Rates: I’ll lay you odds that Canadian you met was not old enough to remember the major reset that hit the Canadian housing market in 1989 + when mortgage interest rates doubled to around 21 %.
Or maybe he was old enough to remember, but drinks the Kool-Aid anyway. You’d be surprised how many people either forget, or just shrug off relatively recent history with “it’s different now”.
I met the guy in 2011 in Japan. He had his teenager son with him. He was around 50.
My memory is better than yours….it was the end of 1979. In May of 1980 I had a mtg of 16% and every month I was further in debt as the interest was larger than my large monthly payment. A friend of mine had to renew his mtg. at 21% a few months later. I have never forgotten how bad it was and have no doubt nasty financial stuff will happen again. I am angry at all levels of government who are spending borrowed money like drunken sailors and racking up massive debt…….because I know who will end up paying the nasty price when the credit crunch returns!
Your memory is correct, I think MT might have had a typo. 1979 was the spike to correct the cheap money of the 70s. My parents and my friends parents all were starting families at the time, they just never feel the need to talk about it and prefer to ignore the past.
Elders are supposed to educate, ours prefer to sit silent.
The Oracle of Omaha already bailed out CANADA’s largest Alt-Loans Lender last year. He is making north of 15% markup on the loan.
And the BIG 6 banks knew that the default rate was well north of the proposed risk parameters of 6%.
Further, the Chinese ‘Hot’ Money Laundering has abated due to regulation in CANADA, and enforcement in China.

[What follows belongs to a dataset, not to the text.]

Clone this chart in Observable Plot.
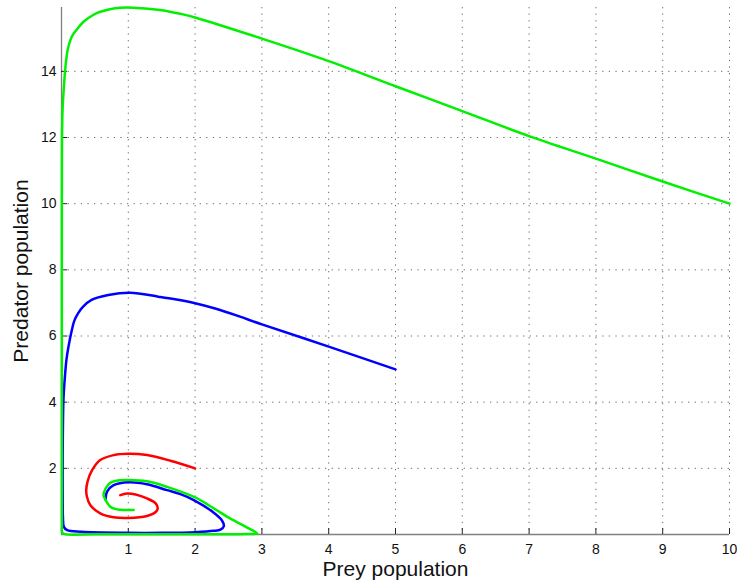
<!DOCTYPE html>
<html><head><meta charset="utf-8">
<script src="https://cdn.jsdelivr.net/npm/d3@7"></script>
<script src="https://cdn.jsdelivr.net/npm/@observablehq/plot@0.6"></script>
<style>body{margin:0;background:#fff} svg{display:block}</style>
</head><body><div id="chart"></div>
<script>
const xTicks = [1, 2, 3, 4, 5, 6, 7, 8, 9, 10];
const yTicks = [2, 4, 6, 8, 10, 12, 14];

// Red trajectory, starting at (2, 2)
const redX = [2.0, 1.63, 1.28, 1.0, 0.78, 0.58, 0.46, 0.39, 0.37, 0.38, 0.43, 0.58, 0.78, 1.0, 1.28, 1.41, 1.44, 1.41, 1.28, 1.11, 0.98, 0.88];
const redY = [2.0, 2.23, 2.40, 2.44, 2.40, 2.25, 1.95, 1.6, 1.34, 1.15, 0.89, 0.64, 0.52, 0.5, 0.56, 0.68, 0.79, 0.94, 1.09, 1.21, 1.24, 1.19];

// Blue trajectory, starting at (5, 5)
const blueX = [5, 4, 3, 2.65, 2.3, 2.0, 1.7, 1.45, 1.03, 0.70, 0.45, 0.32, 0.25, 0.19, 0.155, 0.105, 0.075, 0.055, 0.03, 0.02, 0.017, 0.018, 0.022, 0.035, 0.085, 0.3, 1.0, 1.5, 2.0, 2.28, 2.38, 2.43, 2.40, 2.28, 1.98, 1.78, 1.58, 1.28, 1.01, 0.78, 0.68, 0.66];
const blueY = [4.99, 5.68, 6.35, 6.6, 6.83, 6.99, 7.11, 7.19, 7.31, 7.24, 7.09, 6.88, 6.69, 6.45, 6.18, 5.68, 5.3, 4.87, 4.11, 3.0, 2.0, 1.0, 0.5, 0.23, 0.13, 0.08, 0.05, 0.05, 0.07, 0.11, 0.15, 0.25, 0.43, 0.66, 1.04, 1.22, 1.34, 1.52, 1.58, 1.49, 1.29, 1.06];

// Green trajectory, starting at (10, 10)
const greenX = [10, 9, 8, 7, 6, 5, 4, 3, 2, 1.78, 1.5, 1.2, 0.98, 0.8, 0.58, 0.48, 0.33, 0.235, 0.18, 0.135, 0.09, 0.06, 0.03, 0.015, 0.008, 0.006, 0.005, 0.005, 0.005, 0.005, 0.006, 0.01, 0.05, 0.5, 1.5, 2.5, 2.8, 2.93, 2.78, 2.53, 2.28, 2.0, 1.58, 1.28, 1.0, 0.88, 0.73, 0.66, 0.63, 0.66, 0.73, 0.83, 0.95, 1.08];
const greenY = [10, 10.67, 11.36, 12.04, 12.8, 13.55, 14.31, 14.99, 15.63, 15.74, 15.85, 15.91, 15.93, 15.91, 15.80, 15.71, 15.5, 15.28, 15.14, 14.96, 14.62, 14.15, 13.35, 12.8, 12.0, 11.0, 9.0, 6.0, 3.0, 1.0, 0.3, 0.06, 0.012, 0.006, 0.006, 0.008, 0.012, 0.03, 0.21, 0.48, 0.79, 1.12, 1.44, 1.61, 1.65, 1.64, 1.56, 1.39, 1.19, 1.04, 0.84, 0.76, 0.74, 0.74];

const toRows = (xs, ys) => xs.map((x, i) => ({x, y: ys[i]}));
const red = toRows(redX, redY), blue = toRows(blueX, blueY), green = toRows(greenX, greenY);

const W = 737, H = 584, mL = 61, mR = 8, mT = 7, mB = 50;
const innerW = W - mL - mR, innerH = H - mT - mB;
const tickLen = 6;
const font = "'Liberation Sans', Arial, Helvetica, sans-serif";

const chart = Plot.plot({
  width: W, height: H,
  marginLeft: mL, marginRight: mR, marginTop: mT, marginBottom: mB,
  style: {fontFamily: font, fontSize: "14px", background: "white", color: "#111"},
  x: {domain: [0, 10]},
  y: {domain: [0, 15.93]},
  marks: [
    Plot.gridX(xTicks, {stroke: "#555", strokeOpacity: 0.85, strokeDasharray: "1.3,5.3"}),
    Plot.gridY(yTicks, {stroke: "#555", strokeOpacity: 0.85, strokeDasharray: "1.3,5.3"}),
    Plot.ruleY([0], {stroke: "#808080", strokeWidth: 1.3}),
    Plot.ruleX([0], {stroke: "#808080", strokeWidth: 1.3}),
    Plot.ruleX(xTicks, {x: d => d, insetTop: innerH - tickLen, stroke: "#222"}),
    Plot.ruleY(yTicks, {y: d => d, insetRight: innerW - tickLen, stroke: "#222"}),
    Plot.axisX(xTicks, {tickSize: 0, tickPadding: 10, fontSize: 14, label: null}),
    Plot.axisY(yTicks, {tickSize: 0, tickPadding: 5, fontSize: 14, label: null}),
    Plot.line(red, {x: "x", y: "y", stroke: "#ff0000", strokeWidth: 2.5, curve: "catmull-rom"}),
    Plot.line(blue, {x: "x", y: "y", stroke: "#0000ff", strokeWidth: 2.5, curve: "catmull-rom"}),
    Plot.line(green, {x: "x", y: "y", stroke: "#00f000", strokeWidth: 2.5, curve: "catmull-rom"}),
    Plot.text(["Prey population"], {frameAnchor: "bottom", textAnchor: "middle", lineAnchor: "middle", dy: 35, fontSize: 21, fill: "#111"}),
    Plot.text(["Predator population"], {frameAnchor: "left", textAnchor: "middle", lineAnchor: "middle", dx: -40.5, rotate: -90, fontSize: 21, fill: "#111"})
  ]
});
document.getElementById("chart").append(chart);
</script>
</body></html>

Sound money, and honest price discovery, are but pipe dreams to us now. Funneling everyone into subprime mortgages simply because one can get larger fees is wholly unethical, and systemically problematic in so far as that increases the default rate if the benchmark interest rate environment is poised to tighten in successive increments that are anticipated, as well as predictable from a market standpoint, and expectation.
MOU
Except bailouts are for banks, not private lenders or family’s making 100k who don’t understand why banks won’t help them buy a home for $1.6 million.

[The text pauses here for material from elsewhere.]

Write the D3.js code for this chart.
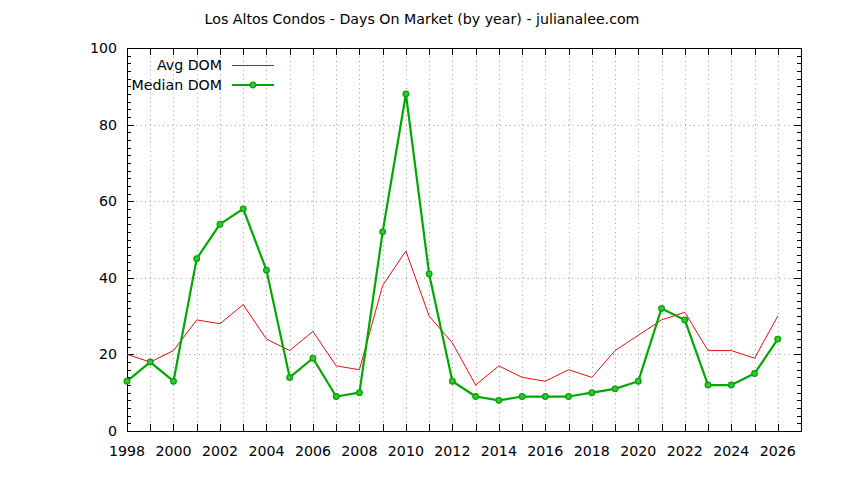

https://www.thestar.com/business/real_estate/2018/04/05/oakville-homebuyers-purchased-at-their-own-risk-housing-minister-says.html
Only Toronto and Vancouver and the areas surrounding them (2 hours drive from each city centre during rush hour) are delusional, it’s not all of Canada.
It’s the “risk” you don’t see that blind sides the financial sector.

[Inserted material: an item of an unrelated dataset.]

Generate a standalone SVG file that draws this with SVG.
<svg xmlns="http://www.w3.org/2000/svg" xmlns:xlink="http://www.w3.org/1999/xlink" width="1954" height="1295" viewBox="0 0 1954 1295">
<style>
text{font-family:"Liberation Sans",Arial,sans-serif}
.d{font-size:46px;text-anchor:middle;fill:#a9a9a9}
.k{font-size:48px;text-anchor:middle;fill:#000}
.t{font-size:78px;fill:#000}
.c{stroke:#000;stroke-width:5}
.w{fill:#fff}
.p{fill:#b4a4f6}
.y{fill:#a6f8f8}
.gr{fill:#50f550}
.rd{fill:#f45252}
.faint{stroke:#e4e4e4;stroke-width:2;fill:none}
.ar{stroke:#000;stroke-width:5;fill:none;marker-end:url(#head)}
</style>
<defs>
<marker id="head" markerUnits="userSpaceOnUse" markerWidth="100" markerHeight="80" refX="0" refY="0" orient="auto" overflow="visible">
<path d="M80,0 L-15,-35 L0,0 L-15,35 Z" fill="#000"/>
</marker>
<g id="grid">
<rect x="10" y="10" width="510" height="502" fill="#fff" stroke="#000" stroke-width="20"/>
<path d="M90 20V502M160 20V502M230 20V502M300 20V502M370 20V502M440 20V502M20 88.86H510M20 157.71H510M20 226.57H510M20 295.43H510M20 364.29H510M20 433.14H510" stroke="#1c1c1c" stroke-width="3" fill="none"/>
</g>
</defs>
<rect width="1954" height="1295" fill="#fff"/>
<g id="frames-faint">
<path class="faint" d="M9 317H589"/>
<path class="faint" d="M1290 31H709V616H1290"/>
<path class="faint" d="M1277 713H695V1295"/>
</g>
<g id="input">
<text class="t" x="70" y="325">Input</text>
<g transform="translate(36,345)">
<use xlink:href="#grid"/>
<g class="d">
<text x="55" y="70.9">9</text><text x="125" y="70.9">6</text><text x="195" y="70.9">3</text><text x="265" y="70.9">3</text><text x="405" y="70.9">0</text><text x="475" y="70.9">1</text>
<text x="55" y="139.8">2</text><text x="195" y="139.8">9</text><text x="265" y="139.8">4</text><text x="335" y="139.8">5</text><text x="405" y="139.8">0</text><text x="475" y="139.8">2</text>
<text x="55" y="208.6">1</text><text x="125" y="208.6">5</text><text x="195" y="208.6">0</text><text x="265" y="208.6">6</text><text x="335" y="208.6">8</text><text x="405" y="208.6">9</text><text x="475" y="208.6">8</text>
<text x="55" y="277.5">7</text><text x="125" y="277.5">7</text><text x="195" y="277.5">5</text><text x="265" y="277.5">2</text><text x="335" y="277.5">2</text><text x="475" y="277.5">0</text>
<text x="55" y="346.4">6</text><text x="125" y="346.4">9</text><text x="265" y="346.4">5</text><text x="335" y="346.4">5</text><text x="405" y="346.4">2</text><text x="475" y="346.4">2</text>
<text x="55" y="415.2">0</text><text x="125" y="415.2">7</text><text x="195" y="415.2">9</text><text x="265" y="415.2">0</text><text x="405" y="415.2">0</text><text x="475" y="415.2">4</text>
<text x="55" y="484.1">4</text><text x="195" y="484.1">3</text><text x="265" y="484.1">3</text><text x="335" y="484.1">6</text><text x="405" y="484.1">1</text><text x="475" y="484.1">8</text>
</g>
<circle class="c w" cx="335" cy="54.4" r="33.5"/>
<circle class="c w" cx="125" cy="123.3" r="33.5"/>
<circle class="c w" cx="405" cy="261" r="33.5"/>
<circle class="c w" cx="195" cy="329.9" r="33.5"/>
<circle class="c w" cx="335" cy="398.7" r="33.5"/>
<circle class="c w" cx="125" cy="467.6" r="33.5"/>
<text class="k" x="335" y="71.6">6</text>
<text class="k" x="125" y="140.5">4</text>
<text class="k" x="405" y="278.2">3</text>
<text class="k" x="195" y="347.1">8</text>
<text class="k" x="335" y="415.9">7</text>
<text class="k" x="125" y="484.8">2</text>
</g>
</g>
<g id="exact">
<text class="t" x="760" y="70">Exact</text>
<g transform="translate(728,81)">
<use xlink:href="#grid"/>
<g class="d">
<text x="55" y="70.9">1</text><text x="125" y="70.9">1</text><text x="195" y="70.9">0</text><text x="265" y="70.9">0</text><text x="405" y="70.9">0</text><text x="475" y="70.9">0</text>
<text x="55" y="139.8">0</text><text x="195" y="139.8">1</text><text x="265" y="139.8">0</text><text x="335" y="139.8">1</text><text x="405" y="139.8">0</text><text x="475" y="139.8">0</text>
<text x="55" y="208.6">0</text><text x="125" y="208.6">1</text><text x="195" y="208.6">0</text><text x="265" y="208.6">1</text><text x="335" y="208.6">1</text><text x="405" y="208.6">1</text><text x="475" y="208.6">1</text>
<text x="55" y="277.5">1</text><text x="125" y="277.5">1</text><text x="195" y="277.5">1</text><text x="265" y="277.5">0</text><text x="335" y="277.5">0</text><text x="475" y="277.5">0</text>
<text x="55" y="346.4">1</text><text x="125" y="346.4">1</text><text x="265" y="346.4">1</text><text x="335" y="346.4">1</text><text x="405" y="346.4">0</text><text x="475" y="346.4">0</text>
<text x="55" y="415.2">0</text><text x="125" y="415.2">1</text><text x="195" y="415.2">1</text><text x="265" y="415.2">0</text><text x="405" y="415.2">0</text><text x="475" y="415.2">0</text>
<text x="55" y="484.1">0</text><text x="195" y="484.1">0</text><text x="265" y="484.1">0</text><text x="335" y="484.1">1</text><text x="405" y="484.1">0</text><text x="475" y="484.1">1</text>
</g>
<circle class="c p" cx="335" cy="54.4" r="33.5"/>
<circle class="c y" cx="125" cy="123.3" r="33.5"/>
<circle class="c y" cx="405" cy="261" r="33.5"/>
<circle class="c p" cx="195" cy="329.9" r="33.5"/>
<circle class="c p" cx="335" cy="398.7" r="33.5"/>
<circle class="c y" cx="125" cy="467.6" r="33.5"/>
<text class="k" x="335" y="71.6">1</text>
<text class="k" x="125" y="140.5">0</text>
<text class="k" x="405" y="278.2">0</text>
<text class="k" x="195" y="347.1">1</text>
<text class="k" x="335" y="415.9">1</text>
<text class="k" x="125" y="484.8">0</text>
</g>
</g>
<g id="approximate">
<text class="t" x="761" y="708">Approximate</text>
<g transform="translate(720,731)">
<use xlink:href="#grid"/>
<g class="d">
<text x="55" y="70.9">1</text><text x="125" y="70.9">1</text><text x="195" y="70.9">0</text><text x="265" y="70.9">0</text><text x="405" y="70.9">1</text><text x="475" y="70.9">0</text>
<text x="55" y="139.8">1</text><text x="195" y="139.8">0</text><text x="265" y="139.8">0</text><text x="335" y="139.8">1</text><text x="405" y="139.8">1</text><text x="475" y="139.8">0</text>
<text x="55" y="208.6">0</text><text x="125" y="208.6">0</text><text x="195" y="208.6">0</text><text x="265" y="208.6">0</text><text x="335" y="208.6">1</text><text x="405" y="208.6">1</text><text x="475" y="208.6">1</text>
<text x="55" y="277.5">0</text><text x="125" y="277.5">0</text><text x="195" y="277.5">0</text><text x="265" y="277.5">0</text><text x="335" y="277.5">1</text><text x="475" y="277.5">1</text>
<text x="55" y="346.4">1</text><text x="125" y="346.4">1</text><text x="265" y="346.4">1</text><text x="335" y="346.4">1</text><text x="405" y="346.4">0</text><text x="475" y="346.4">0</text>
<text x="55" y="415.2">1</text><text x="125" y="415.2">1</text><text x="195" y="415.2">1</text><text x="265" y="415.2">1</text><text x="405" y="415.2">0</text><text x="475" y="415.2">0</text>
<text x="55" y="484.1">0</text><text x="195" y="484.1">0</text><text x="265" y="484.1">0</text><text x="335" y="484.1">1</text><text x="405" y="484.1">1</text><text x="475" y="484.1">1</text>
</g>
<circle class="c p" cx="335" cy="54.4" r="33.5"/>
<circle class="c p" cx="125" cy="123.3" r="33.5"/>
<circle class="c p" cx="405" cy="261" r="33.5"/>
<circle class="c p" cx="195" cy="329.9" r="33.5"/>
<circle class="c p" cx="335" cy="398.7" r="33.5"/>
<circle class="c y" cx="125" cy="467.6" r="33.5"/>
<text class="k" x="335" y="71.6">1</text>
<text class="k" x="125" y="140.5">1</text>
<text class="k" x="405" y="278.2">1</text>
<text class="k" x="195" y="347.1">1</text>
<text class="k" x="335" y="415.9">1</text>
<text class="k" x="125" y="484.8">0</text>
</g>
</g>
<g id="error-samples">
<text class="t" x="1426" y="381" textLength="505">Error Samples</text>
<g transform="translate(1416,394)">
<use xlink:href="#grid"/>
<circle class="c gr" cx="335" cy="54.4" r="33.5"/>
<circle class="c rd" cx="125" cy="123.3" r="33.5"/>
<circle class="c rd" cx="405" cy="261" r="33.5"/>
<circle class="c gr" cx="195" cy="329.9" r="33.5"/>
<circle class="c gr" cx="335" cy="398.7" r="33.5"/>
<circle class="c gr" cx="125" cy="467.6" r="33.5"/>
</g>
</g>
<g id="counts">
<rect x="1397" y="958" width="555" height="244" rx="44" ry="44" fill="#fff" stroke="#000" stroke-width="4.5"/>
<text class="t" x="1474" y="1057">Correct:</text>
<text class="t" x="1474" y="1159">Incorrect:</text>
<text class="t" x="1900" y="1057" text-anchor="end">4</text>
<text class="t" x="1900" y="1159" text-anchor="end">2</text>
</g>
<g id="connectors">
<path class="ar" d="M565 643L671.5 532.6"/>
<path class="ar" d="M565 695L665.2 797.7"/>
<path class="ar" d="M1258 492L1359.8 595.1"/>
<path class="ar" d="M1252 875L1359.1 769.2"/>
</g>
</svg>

Equity loan backed and mortgage backed securities. LBO’s and MBS’.
These are derivatives. Packets of debt that are pulled together into a so-called “security” investment, that are then snapped up by mainly pension funds desperate for yield.
These types of debt are not “counted” among the CMHC mortgage statistics and skate by the FCAC when it comes to residential mortgage accounting. What could go wrong?
Love the rhetorical questions and humour. Good writing.
Honesty the number one mistake one can make when it comes to finances is thinking “This bad thing won’t happen to me.”
Smart people can figure what new scams are comming their way by seeing it happen in other places first.
Of course if I was one of those people I would be rich. Hinsight is 20-20 after all.
Had never heard of a mobile mortgage rep and enjoyed the entertaining read thanks Wolf.